Jerry went no more to the telephone. I kept an eye on it and I know. And when his car went out, Una or Jack went with him. Three days passed with no telephone calls from Briar Hills. When Jerry’s guests were with him, the duties of hospitality seemed sacred to him and he left nothing undone for their comfort or entertainment. At night Una sang to us, and Jerry was himself, but during most of the day he moved mechanically, only speaking to Jack or me when directly addressed.
“Acts like a sleepwalker,” said Jack to me. “It’s hypnotic, sheer moon-madness!”
Only Una had the power to draw him out of himself. He always had a smile for her and a friendly word, but I knew that she knew that she had failed. Jerry was possessed of a devil, a she-devil, that none of the familiar friendly gods could cast out.

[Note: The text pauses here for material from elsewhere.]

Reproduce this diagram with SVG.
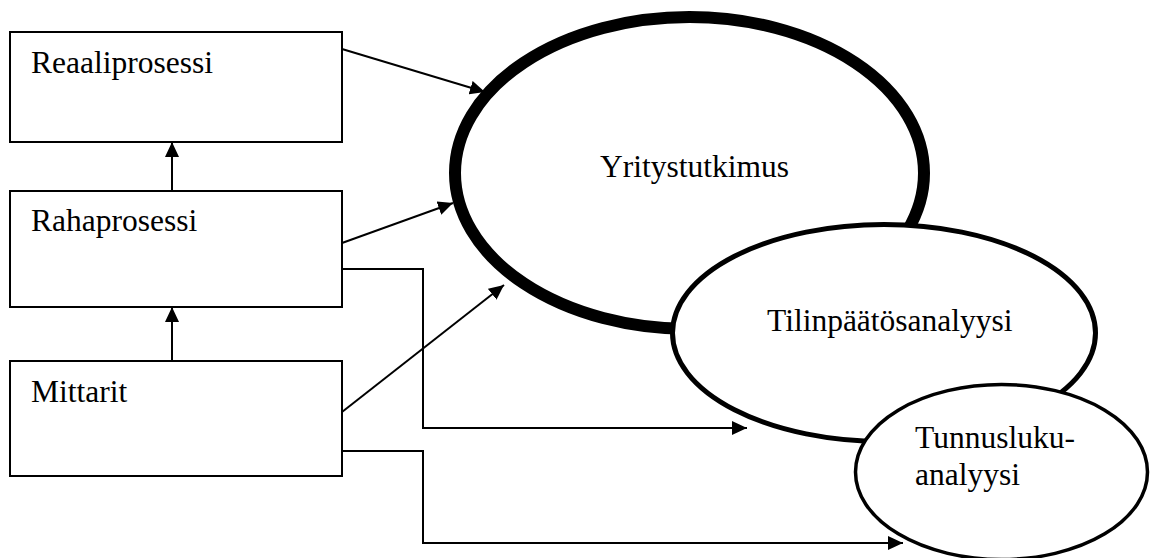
<svg xmlns="http://www.w3.org/2000/svg" width="1151" height="558" viewBox="0 0 1151 558">
<style>
.box{fill:#fff;stroke:#000;stroke-width:2}
.lbl{font-family:"Liberation Serif","Times New Roman",serif;font-size:31.5px;fill:#000}
.con{fill:none;stroke:#000;stroke-width:2}
</style>
<defs>
<marker id="ah" markerUnits="userSpaceOnUse" markerWidth="15" markerHeight="14" refX="15" refY="7" orient="auto">
<path d="M0,0 L15,7 L0,14 z" fill="#000"/>
</marker>
</defs>
<rect width="1151" height="558" fill="#fff"/>
<g id="reaaliprosessi">
<rect class="box" x="10" y="32" width="332" height="110"/>
<text class="lbl" x="31" y="73">Reaaliprosessi</text>
</g>
<g id="rahaprosessi">
<rect class="box" x="10" y="191" width="332" height="116"/>
<text class="lbl" x="31" y="231">Rahaprosessi</text>
</g>
<g id="mittarit">
<rect class="box" x="10" y="361" width="332" height="115"/>
<text class="lbl" x="31" y="402">Mittarit</text>
</g>
<g id="yritystutkimus">
<ellipse cx="689.5" cy="173" rx="234.5" ry="156" fill="#fff" stroke="#000" stroke-width="12"/>
<text class="lbl" x="600" y="177">Yritystutkimus</text>
</g>
<g id="tilinpaatosanalyysi">
<ellipse cx="884" cy="333" rx="211.5" ry="108.5" fill="#fff" stroke="#000" stroke-width="5"/>
<text class="lbl" x="767" y="331">Tilinpäätösanalyysi</text>
</g>
<g id="tunnuslukuanalyysi">
<ellipse cx="1001.5" cy="472" rx="146" ry="87.5" fill="#fff" stroke="#000" stroke-width="3.5"/>
<text class="lbl" x="915" y="448">Tunnusluku-</text>
<text class="lbl" x="915" y="485">analyysi</text>
</g>
<g id="connectors">
<line class="con" x1="342" y1="49" x2="485" y2="92" marker-end="url(#ah)"/>
<line class="con" x1="342" y1="243" x2="453" y2="203" marker-end="url(#ah)"/>
<polyline class="con" points="342,269 423,269 423,428 747,428" marker-end="url(#ah)"/>
<line class="con" x1="342" y1="412" x2="504" y2="285" marker-end="url(#ah)"/>
<polyline class="con" points="342,451 423,451 423,543 903,543" marker-end="url(#ah)"/>
<line class="con" x1="172" y1="191" x2="172" y2="142" marker-end="url(#ah)"/>
<line class="con" x1="172" y1="361" x2="172" y2="307" marker-end="url(#ah)"/>
</g>
</svg>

The end came soon and with a startling suddenness. We were out driving in Jack’s motor one morning before lunch, Jack at the wheel, with Una beside him, Jerry and I in the rear seat, when in passing along a quiet road not far from Briar Hills, we saw at some distance ahead of us and going our way, a red runabout, containing a man and a girl. Jack was running the car very slowly, as the road was none too good, and we ran close up behind the pair before they were aware of us. I saw Jerry lean forward in his seat, peering with the strange set look I had recently seen so often in his eyes. I followed his gaze and, as I looked, the man in the red car put his arm around the girl’s neck and she raised her chin and they kissed. All of us saw it. Jack chuckled and blew his horn violently. The pair drew apart suddenly and the man tried quickly to get away, but Jack with a laugh had already put on the power and we passed them before they could get up speed. The girl hid her face but the man was Channing Lloyd.